We've continued to beat that drum that this isn't just about a door count strategy, but how do we continue to demonstrate with new price points, with new models, with you know, expanding accessories that we can drive up both ticket price and number of units per week or number of units per slot per week. That's a big part of our efforts as well as we've been fortifying our wholesale team, a lot better presentation and a lot better representation in the field from our side. So we see a lot of opportunity even in existing doors to expand our share.
Okay. Thank you, Joe. I'll jump back in the queue and turn it over to somebody else.
Thanks, Bobby.
Thank you. We'll now take our next question from Atul of UBS. Your line is open. Please go ahead.

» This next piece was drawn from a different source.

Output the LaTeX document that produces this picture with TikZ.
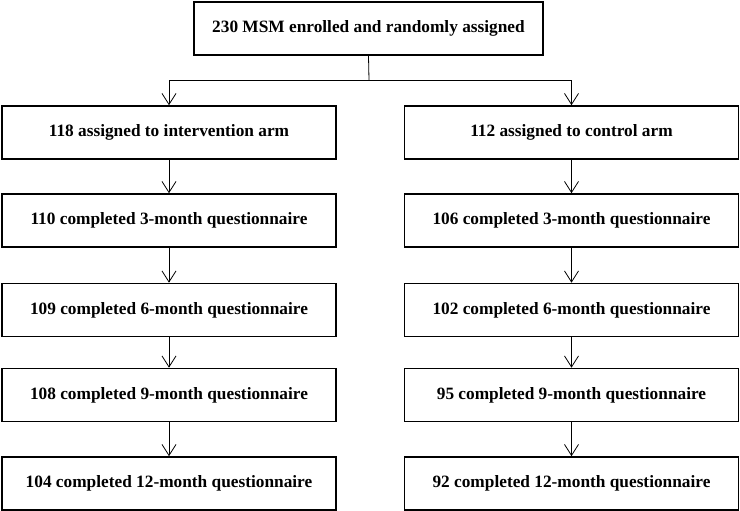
\documentclass[tikz,border=0pt]{standalone}
\usepackage{fontspec}
\setmainfont{Liberation Serif}
\usetikzlibrary{arrows.meta}
\begin{document}
\begin{tikzpicture}[x=1pt,y=-1pt,
  flowbox/.style={draw, line width=1.6pt, minimum height=53pt, inner sep=0pt,
    font=\fontsize{17.3}{20}\selectfont\bfseries},
  colbox/.style={flowbox, minimum width=334pt},
  conn/.style={line width=0.8pt, -{Straight Barb[length=11pt,width=14pt,line width=0.8pt]}}]
\useasboundingbox (0,0) rectangle (740,511);
\node[flowbox, minimum width=349pt] (top) at (368.5,28.5) {230 MSM enrolled and randomly assigned};
\node[colbox] (l1) at (169,132.5) {118 assigned to intervention arm};
\node[colbox] (l2) at (169,220.5) {110 completed 3-month questionnaire};
\node[colbox] (l3) at (169,310) {109 completed 6-month questionnaire};
\node[colbox] (l4) at (169,395) {108 completed 9-month questionnaire};
\node[colbox] (l5) at (169,483.5) {104 completed 12-month questionnaire};
\node[colbox] (r1) at (571.5,132.5) {112 assigned to control arm};
\node[colbox] (r2) at (571.5,220.5) {106 completed 3-month questionnaire};
\node[colbox] (r3) at (571.5,310) {102 completed 6-month questionnaire};
\node[colbox] (r4) at (571.5,395) {95 completed 9-month questionnaire};
\node[colbox] (r5) at (571.5,483.5) {92 completed 12-month questionnaire};
\coordinate (j) at (369,80);
\draw[line width=0.8pt] (top.south) -- (j);
\draw[conn] (j) -| (l1.north);
\draw[conn] (j) -| (r1.north);
\foreach \a/\b in {l1/l2,l2/l3,l3/l4,l4/l5,r1/r2,r2/r3,r3/r4,r4/r5}
  \draw[conn] (\a.south) -- (\b.north);
\end{tikzpicture}
\end{document}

Good evening. Thanks a lot for taking my questions. Joe, so now that you have additional machines, you're gonna be ramping up marketing and the manufacturing issue seems to be behind you. You have the inventory, but you're still guiding to a decline in DTC sales for the fourth quarter, even with an easier compare. Does it really mean that the channel is essentially getting saturated, at least from a Purple perspective? Is that a fair statement? If most of the growth going forward is really gonna come from wholesale expansion, how does that impact your ability to get to mid-teens EBITDA margins given the lower profitability of that channel?
Yeah. Your question is more call it long term, you know, call it how do we get to where we've anticipated several years from now?

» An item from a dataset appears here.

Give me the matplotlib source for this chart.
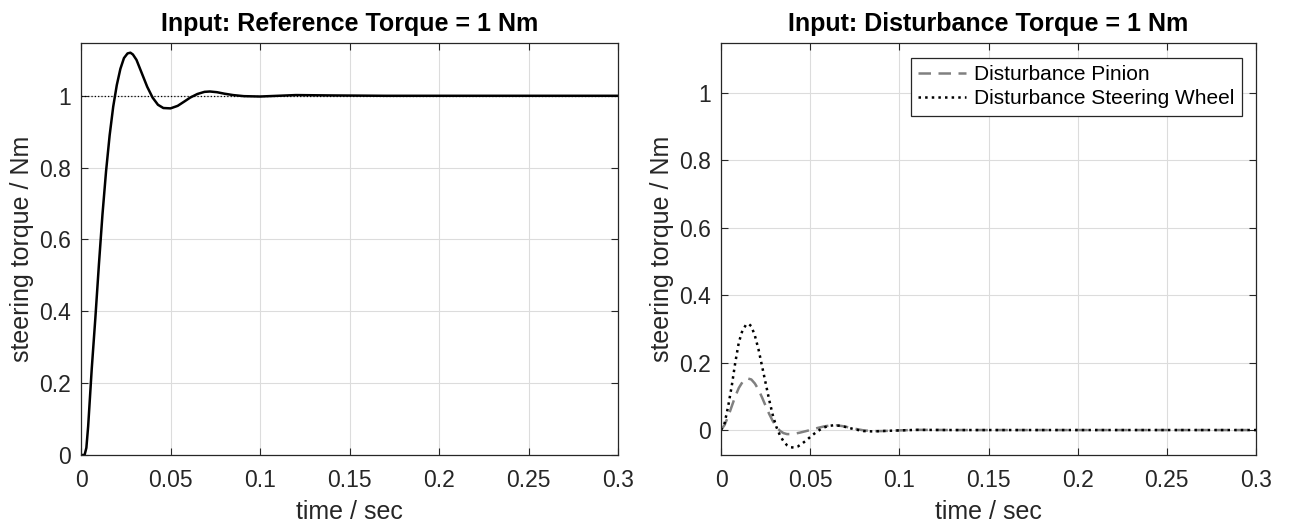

That and then just even for the near to medium term, if really most of the growth is essentially coming from wholesale, then how does that really impact your profitability?

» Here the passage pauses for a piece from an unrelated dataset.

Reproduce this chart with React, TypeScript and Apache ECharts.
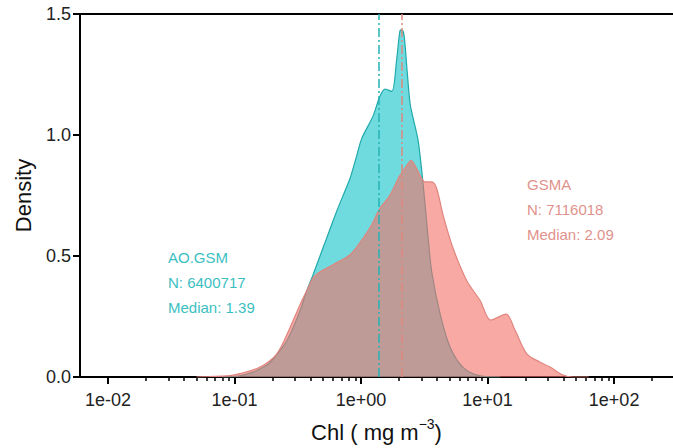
import React, { useEffect, useRef } from "react";
import * as echarts from "echarts";

// Chl (mg m^-3) and kernel density for AO.GSM
const aoChl = [0.0794, 0.092, 0.11, 0.14, 0.168, 0.191, 0.259, 0.33, 0.372, 0.418, 0.474, 0.535, 0.641, 0.748, 0.818, 0.925, 1.01, 1.245, 1.41, 1.55, 1.75, 1.91, 2.03, 2.1, 2.19, 2.3, 2.44, 2.58, 2.82, 3.02, 3.21, 3.39, 3.62, 4.22, 5.06, 6.4, 8.73, 12.6];
const aoDensity = [0, 0.001, 0.005, 0.02, 0.04, 0.06, 0.15, 0.275, 0.356, 0.423, 0.5, 0.574, 0.684, 0.77, 0.82, 0.915, 0.984, 1.079, 1.16, 1.19, 1.18, 1.31, 1.43, 1.434, 1.41, 1.28, 1.13, 1.07, 0.98, 0.85, 0.71, 0.574, 0.434, 0.26, 0.123, 0.04, 0.005, 0];

// Chl (mg m^-3) and kernel density for GSMA
const gsmaChl = [0.05, 0.063, 0.092, 0.11, 0.159, 0.216, 0.275, 0.33, 0.372, 0.43, 0.601, 0.818, 1.04, 1.21, 1.41, 1.69, 2.03, 2.3, 2.48, 2.75, 3.02, 3.21, 3.62, 3.96, 4.45, 5.33, 6.85, 8.73, 10.6, 14.0, 16.5, 20.4, 26.0, 31.2, 39.5, 47.4, 63];
const gsmaDensity = [0, 0.002, 0.006, 0.014, 0.041, 0.096, 0.205, 0.3, 0.356, 0.418, 0.464, 0.505, 0.574, 0.628, 0.697, 0.751, 0.833, 0.874, 0.895, 0.861, 0.82, 0.806, 0.806, 0.779, 0.669, 0.533, 0.398, 0.316, 0.235, 0.26, 0.193, 0.096, 0.061, 0.041, 0.008, 0, 0];

const aoMedian = 1.39;
const gsmaMedian = 2.09;
const aoN = 6400717;
const gsmaN = 7116018;

const majorTicks = [0.01, 0.1, 1, 10, 100];
const majorLabels = ["1e-02", "1e-01", "1e+00", "1e+01", "1e+02"];
const minorMultipliers = [2, 3, 4, 5, 6, 7, 8, 9];
const yTicks = [0, 0.5, 1.0, 1.5];

const X_MIN = 0.00601;
const X_MAX = 292;

const FONT = "'Liberation Sans', Arial, Helvetica, sans-serif";

export default function App() {
  const ref = useRef<HTMLDivElement>(null);

  useEffect(() => {
    if (!ref.current) return;
    const chart = echarts.init(ref.current, null, { renderer: "svg" });
    const lmin = Math.log10(X_MIN);
    const lmax = Math.log10(X_MAX);
    const majorVals = majorTicks.map((t) => Math.log10(t));
    const minorVals = majorTicks
      .flatMap((d) => minorMultipliers.map((k) => k * d))
      .filter((v) => v <= X_MAX)
      .map((v) => Math.log10(v));

    const labelFor = (v: number) => {
      const i = majorVals.findIndex((m) => Math.abs(m - v) < 1e-6);
      return i >= 0 ? majorLabels[i] : "";
    };

    const option: any = {
      animation: false,
      grid: { left: 80, right: 0, top: 14, bottom: 66, containLabel: false },
      xAxis: [
        {
          type: "value",
          position: "bottom",
          min: lmin,
          max: lmax,
          axisLine: { show: true, onZero: false, lineStyle: { color: "#000", width: 2 } },
          axisTick: { show: true, customValues: majorVals, length: 7, lineStyle: { color: "#000", width: 2 } },
          axisLabel: {
            show: true,
            customValues: majorVals,
            formatter: (v: number) => labelFor(v),
            fontSize: 18,
            fontFamily: FONT,
            color: "#222",
            margin: 14,
          },
          splitLine: { show: false },
          name: "{t|Chl ( mg m}{s|−3}{t|)}",
          nameLocation: "middle",
          nameGap: 40,
          nameTextStyle: {
            fontFamily: FONT,
            color: "#111",
            rich: {
              t: { fontSize: 22, fontFamily: FONT, color: "#111", lineHeight: 30 },
              s: { fontSize: 14, fontFamily: FONT, color: "#111", verticalAlign: "top", lineHeight: 16 },
            },
          },
        },
        {
          type: "value",
          position: "bottom",
          min: lmin,
          max: lmax,
          axisLine: { show: false, onZero: false },
          axisTick: { show: true, customValues: minorVals, length: 4, lineStyle: { color: "#000", width: 1.5 } },
          axisLabel: { show: false },
          splitLine: { show: false },
        },
        {
          type: "value",
          position: "top",
          min: lmin,
          max: lmax,
          axisLine: { show: true, onZero: false, lineStyle: { color: "#000", width: 2 } },
          axisTick: { show: false },
          axisLabel: { show: false },
          splitLine: { show: false },
        },
      ],
      yAxis: {
        type: "value",
        position: "left",
        min: 0,
        max: 1.5,
        interval: 0.5,
        axisLine: { show: true, onZero: false, lineStyle: { color: "#000", width: 2 } },
        axisTick: { show: true, customValues: yTicks, length: 7, lineStyle: { color: "#000", width: 2 } },
        axisLabel: {
          formatter: (v: number) => v.toFixed(1),
          fontSize: 18,
          fontFamily: FONT,
          color: "#222",
          margin: 9,
        },
        splitLine: { show: false },
        name: "Density",
        nameLocation: "middle",
        nameGap: 46,
        nameTextStyle: { fontSize: 22, fontFamily: FONT, color: "#111" },
      },
      series: [
        {
          name: "AO.GSM",
          type: "line",
          xAxisIndex: 0,
          data: aoChl.map((c, i) => [Math.log10(c), aoDensity[i]]),
          smooth: 0.3,
          symbol: "none",
          lineStyle: { color: "#1fa9ab", width: 1.2 },
          areaStyle: { color: "rgba(0,191,196,0.56)", opacity: 1 },
          z: 2,
          markLine: {
            silent: true,
            symbol: "none",
            label: { show: false },
            lineStyle: { color: "#25b3b5", width: 1.5, type: [9, 3, 2, 3] },
            data: [{ xAxis: Math.log10(aoMedian) }],
          },
        },
        {
          name: "GSMA",
          type: "line",
          xAxisIndex: 0,
          data: gsmaChl.map((c, i) => [Math.log10(c), gsmaDensity[i]]),
          smooth: 0.3,
          symbol: "none",
          lineStyle: { color: "#e0857e", width: 1.2 },
          areaStyle: { color: "rgba(244,112,104,0.6)", opacity: 1 },
          z: 3,
          markLine: {
            silent: true,
            symbol: "none",
            label: { show: false },
            lineStyle: { color: "#e0887f", width: 1.5, type: [9, 3, 2, 3] },
            data: [{ xAxis: Math.log10(gsmaMedian) }],
          },
        },
      ],
      graphic: [
        {
          type: "text",
          x: 168,
          y: 245,
          style: {
            text: `AO.GSM\nN: ${aoN}\nMedian: ${aoMedian.toFixed(2)}`,
            fontSize: 15,
            fontFamily: FONT,
            fill: "#3bc0c2",
            lineHeight: 25,
            verticalAlign: "top",
          },
        },
        {
          type: "text",
          x: 527,
          y: 172,
          style: {
            text: `GSMA\nN: ${gsmaN}\nMedian: ${gsmaMedian.toFixed(2)}`,
            fontSize: 15,
            fontFamily: FONT,
            fill: "#df928c",
            lineHeight: 25,
            verticalAlign: "top",
          },
        },
      ],
    };
    chart.setOption(option);
    return () => chart.dispose();
  }, []);

  return (
    <div
      ref={ref}
      style={{ position: "fixed", left: 0, top: 0, width: 673, height: 448, background: "#fff" }}
    />
  );
}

Yeah. We have not given guidance clearly for next year yet. You know, we are clearly indicating, as we said in the prepared remarks, that we anticipate getting to a full 3,500 door count next year. The short term opportunity is wholesale expansion, and that is exactly what we laid out year by year in our investor day that we had last June on our growth strategy. There's enormous opportunity for us to get national penetration, build our brand and take share in brick-and-mortar. To do that ourselves, which we have modest goals for with a couple of hundred doors over the next few years, takes time. Again, we will end this year at 28 of our own showrooms. We'll add about 30, a little more than 30 next year.
I mean, that takes time and our intent is to have a balanced channel strategy with wholesale, and this is a predominantly brick-and-mortar category. Part of what that means, and we will see that through next year, is margin expansion. How do we get more margin out of the products we have, as well as new product offerings with more margin built in, as well as more premium products that have more margin expansion so that we can collect more? We absolutely believe there is DTC headroom. It just has to be balanced in an omni-channel way. I mean, we have been very successful in DTC.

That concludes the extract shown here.